Keep only the lines where "diagram" appears.

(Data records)
-*-*-

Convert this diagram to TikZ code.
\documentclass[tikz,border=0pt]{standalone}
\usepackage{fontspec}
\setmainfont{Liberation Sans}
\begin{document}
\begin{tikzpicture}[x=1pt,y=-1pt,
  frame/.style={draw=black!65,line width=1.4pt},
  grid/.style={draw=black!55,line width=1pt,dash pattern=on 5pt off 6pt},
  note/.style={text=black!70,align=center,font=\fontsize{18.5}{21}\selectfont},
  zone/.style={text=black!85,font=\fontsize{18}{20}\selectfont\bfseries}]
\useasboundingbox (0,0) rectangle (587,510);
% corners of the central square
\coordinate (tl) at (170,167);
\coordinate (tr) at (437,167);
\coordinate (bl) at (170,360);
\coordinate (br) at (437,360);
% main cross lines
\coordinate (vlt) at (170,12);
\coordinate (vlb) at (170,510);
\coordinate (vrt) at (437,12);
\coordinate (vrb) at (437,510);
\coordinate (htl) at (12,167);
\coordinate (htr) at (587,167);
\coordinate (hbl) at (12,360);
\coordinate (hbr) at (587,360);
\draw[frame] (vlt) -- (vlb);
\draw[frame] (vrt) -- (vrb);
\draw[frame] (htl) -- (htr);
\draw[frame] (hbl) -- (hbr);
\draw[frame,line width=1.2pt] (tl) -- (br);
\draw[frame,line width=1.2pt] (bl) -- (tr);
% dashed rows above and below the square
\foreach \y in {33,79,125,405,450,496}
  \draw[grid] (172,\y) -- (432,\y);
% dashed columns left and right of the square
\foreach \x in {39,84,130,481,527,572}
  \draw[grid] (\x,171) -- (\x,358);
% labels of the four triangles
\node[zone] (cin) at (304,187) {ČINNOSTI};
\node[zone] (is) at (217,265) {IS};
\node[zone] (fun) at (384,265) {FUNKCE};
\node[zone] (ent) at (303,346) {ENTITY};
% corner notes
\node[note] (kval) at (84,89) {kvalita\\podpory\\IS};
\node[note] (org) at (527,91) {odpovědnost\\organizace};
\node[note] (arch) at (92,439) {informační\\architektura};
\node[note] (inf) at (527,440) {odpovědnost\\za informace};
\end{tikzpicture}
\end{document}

-*-*-

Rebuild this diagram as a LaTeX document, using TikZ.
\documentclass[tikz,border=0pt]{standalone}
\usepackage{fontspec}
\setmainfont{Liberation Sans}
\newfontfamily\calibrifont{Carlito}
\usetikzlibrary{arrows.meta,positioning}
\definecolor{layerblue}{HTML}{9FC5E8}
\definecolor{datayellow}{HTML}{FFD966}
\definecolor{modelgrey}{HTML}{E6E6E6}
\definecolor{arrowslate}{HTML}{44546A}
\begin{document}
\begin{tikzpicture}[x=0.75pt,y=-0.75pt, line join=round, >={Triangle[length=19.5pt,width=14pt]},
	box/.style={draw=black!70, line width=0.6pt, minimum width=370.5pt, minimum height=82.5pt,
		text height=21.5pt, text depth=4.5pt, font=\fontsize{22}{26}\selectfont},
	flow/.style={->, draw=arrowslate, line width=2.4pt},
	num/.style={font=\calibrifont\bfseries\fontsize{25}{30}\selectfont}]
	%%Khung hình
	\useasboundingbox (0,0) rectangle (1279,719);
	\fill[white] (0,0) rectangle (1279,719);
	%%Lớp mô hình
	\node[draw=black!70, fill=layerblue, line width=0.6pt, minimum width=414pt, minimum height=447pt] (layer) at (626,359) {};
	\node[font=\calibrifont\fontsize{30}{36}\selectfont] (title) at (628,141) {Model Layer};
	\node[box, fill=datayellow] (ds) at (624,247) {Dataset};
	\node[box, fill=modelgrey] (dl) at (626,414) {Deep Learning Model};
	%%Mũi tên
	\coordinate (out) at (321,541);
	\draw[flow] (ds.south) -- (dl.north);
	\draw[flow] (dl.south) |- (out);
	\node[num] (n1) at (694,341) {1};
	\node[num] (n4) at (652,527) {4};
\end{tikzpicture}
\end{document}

-*-*-

-- Written response --
Convert this diagram to TikZ code.
Rebuild this diagram as a LaTeX document, using TikZ.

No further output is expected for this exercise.